While the world is rightly concerned about Iran’s nuclear and terrorist threats, it is imperative to also keep the focus on the plight of Iranian dissidents in Camp Ashraf, Iraq, argues David Amess MP.
In December, as a result of an intense international campaign, a humanitarian catastrophe was prevented regarding the 3,400 residents of Ashraf, members of the People’s Mojahedin Organization of Iran, Tehran’s arch nemesis.
Nouri-al-Maliki, the prime minister of Iraq, acting at the behest of the clerical regime ruling Iran, had set an arbitrary deadline to close Camp Ashraf, the home of the dissidents for the past 25 years, by the end of 2011.
In the last days of 2011, subsequent to written assurances by US Secretary of State Hillary Clinton and the United Nations, guaranteeing the safety and wellbeing of Ashraf residents, Mrs Maryam Rajavi, the president-elect of the Iranian Resistance, persuaded Ashraf residents to agree to move to Camp Liberty, a former US military camp near Baghdad, so the United Nations High Commissioner for Refugees (UNHCR) could start reaffirming the refugee status of Ashraf residents as a prelude to relocation to third countries.
But less than a month after the agreement, the international community has been confronted with yet another series of dangerous provocations by the government of Iraq.
Meanwhile, it has become evident that Camp Liberty has been looted, vandalised and pilfered away to a point that it is not inhabitable. Actually Maliki has ridiculously reduced the size of Camp Liberty available to Ashraf residents and is trying to turn it into a concentration camp.
As such, despite the Memorandum of Understanding that was signed between the Government of Iraq and the UN, Al-Maliki just last week in an interview with Iranian state media, repeated the false accusations of the Iranian mullahs and said that he has arrest warrants for more than 126 of the residents. This means that he is willingly capitulating further to the demands of Iran’s theocratic regime. Twice in 2009 and 2011 he ordered armed attacks on Camp Ashraf, leaving 47 residents dead.

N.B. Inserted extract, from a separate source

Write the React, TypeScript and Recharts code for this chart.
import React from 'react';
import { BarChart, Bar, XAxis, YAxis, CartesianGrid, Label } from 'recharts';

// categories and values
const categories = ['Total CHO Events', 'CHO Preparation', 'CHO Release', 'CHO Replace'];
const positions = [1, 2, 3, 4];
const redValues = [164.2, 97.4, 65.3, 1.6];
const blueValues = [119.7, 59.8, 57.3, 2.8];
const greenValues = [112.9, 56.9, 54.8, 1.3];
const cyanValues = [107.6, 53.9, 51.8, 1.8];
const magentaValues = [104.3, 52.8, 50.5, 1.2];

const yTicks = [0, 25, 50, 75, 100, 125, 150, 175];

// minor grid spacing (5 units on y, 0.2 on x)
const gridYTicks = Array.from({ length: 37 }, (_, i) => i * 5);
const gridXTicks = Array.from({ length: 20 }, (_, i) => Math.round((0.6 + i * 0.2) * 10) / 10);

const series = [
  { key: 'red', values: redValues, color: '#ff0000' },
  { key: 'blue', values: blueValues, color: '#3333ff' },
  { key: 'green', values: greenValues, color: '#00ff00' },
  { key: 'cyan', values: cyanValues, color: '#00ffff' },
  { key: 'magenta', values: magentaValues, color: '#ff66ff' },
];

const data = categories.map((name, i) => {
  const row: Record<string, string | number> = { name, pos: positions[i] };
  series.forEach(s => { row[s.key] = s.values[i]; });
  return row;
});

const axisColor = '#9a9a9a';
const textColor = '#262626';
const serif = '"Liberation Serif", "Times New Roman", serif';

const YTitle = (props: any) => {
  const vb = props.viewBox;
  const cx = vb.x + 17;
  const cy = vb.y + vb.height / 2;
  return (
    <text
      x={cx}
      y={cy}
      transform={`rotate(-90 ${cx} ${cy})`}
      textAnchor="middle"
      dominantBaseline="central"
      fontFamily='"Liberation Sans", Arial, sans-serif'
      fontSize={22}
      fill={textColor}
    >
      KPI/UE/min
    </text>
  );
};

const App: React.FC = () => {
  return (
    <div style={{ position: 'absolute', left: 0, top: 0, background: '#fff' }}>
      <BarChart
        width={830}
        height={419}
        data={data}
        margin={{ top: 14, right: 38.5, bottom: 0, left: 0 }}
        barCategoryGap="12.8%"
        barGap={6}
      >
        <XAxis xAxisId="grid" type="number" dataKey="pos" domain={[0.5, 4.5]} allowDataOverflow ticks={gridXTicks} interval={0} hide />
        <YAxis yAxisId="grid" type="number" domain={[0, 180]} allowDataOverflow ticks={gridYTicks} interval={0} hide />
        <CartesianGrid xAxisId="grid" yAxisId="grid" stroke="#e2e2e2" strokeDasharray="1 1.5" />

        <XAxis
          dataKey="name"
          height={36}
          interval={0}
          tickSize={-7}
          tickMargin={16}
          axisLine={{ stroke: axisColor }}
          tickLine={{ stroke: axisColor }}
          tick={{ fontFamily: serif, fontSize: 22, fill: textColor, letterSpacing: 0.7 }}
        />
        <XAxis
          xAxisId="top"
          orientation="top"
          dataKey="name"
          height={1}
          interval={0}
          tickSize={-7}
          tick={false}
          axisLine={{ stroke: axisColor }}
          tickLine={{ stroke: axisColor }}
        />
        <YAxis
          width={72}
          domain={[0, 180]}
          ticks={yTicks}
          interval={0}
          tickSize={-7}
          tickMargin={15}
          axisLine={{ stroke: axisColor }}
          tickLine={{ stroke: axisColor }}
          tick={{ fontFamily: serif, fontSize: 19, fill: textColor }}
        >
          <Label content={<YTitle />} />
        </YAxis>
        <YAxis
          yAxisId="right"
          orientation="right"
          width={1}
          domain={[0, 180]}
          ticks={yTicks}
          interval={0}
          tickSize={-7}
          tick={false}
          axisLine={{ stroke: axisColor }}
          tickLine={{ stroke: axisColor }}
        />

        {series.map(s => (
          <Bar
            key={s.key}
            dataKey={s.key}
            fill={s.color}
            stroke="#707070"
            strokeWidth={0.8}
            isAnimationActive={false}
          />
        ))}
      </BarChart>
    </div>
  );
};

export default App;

The international community must now draw its own conclusions. There has been so far too much equivocation from the international community, in particular by the United Nations. It would be foolhardy on the part of the UN to think that it could get positive results with Maliki to resolve the Ashraf crisis by seeking accommodation and being spineless.
As Rudy Giuliani, the former Mayor of New York, pointed out in an international conference on Ashraf in Paris on January 20: “The UN has not objected to any of Maliki’s misconduct. It’s disgraceful for the UN to submit to the demands of a regime like Maliki’s and ultimately to close its eyes to the fact that what they’re doing is submitting to the demands of the Iranian mullahs.”
General Hugh Shelton, the former chairman of the US Joint Chiefs of Staff, while referring to the conditions of Camp Liberty and recent remarks made by Maliki, said: “Ambassador Kobler, the UN Secretary General’s Special Representative in Iraq, must bring the violations of the Government of Iraq to the attention of the UN secretary general and to the Security Council. That is what an ambassador gets paid to do”.
According to Philippe Douste-Blazy, the former French foreign minister: “As long as the minimum requirements of the inhabitants, particularly in terms of bringing their goods and their vehicles, respecting their privacy or cancelling arrest warrants fabricated to harass them and turn them over to the Iranian regime, are not met, the transfer to the new camp will be a forcible displacement, unacceptable and contrary to all conventions. I urge the UN secretary general not to sign an agreement about that.”
Premonitions of another humanitarian crisis loom on the horizon. In order to prevent this from becoming a bitter reality, the international community must compel Iraq to stop breaching its commitments to the UN regarding Ashraf.
First and foremost, the UN must not keep silent as Iraq breaches its commitments.
Subsequently, the UNHCR should in no unequivocal terms tell Maliki that the UN can no longer tolerate deliberate delaying tactics improvised by the government of Iraq. Ashraf residents’ emergency circumstances and the government of Iraq’s obstructions make it imperative for the UNHCR to follow the collective determination process for the residents. This is an inevitable step to guarantee safety and security of Ashraf residents against various irrepressible threats.
By taking these measures, the UN would make it clear that its objective and mandate is to protect and to guarantee the safety and wellbeing of Ashraf resident and it is not beholden to seeking Maliki’s satisfaction.
This is what the world is waiting to hear from the UN.
David Amess has been a Conservative Member of Parliament since 1983.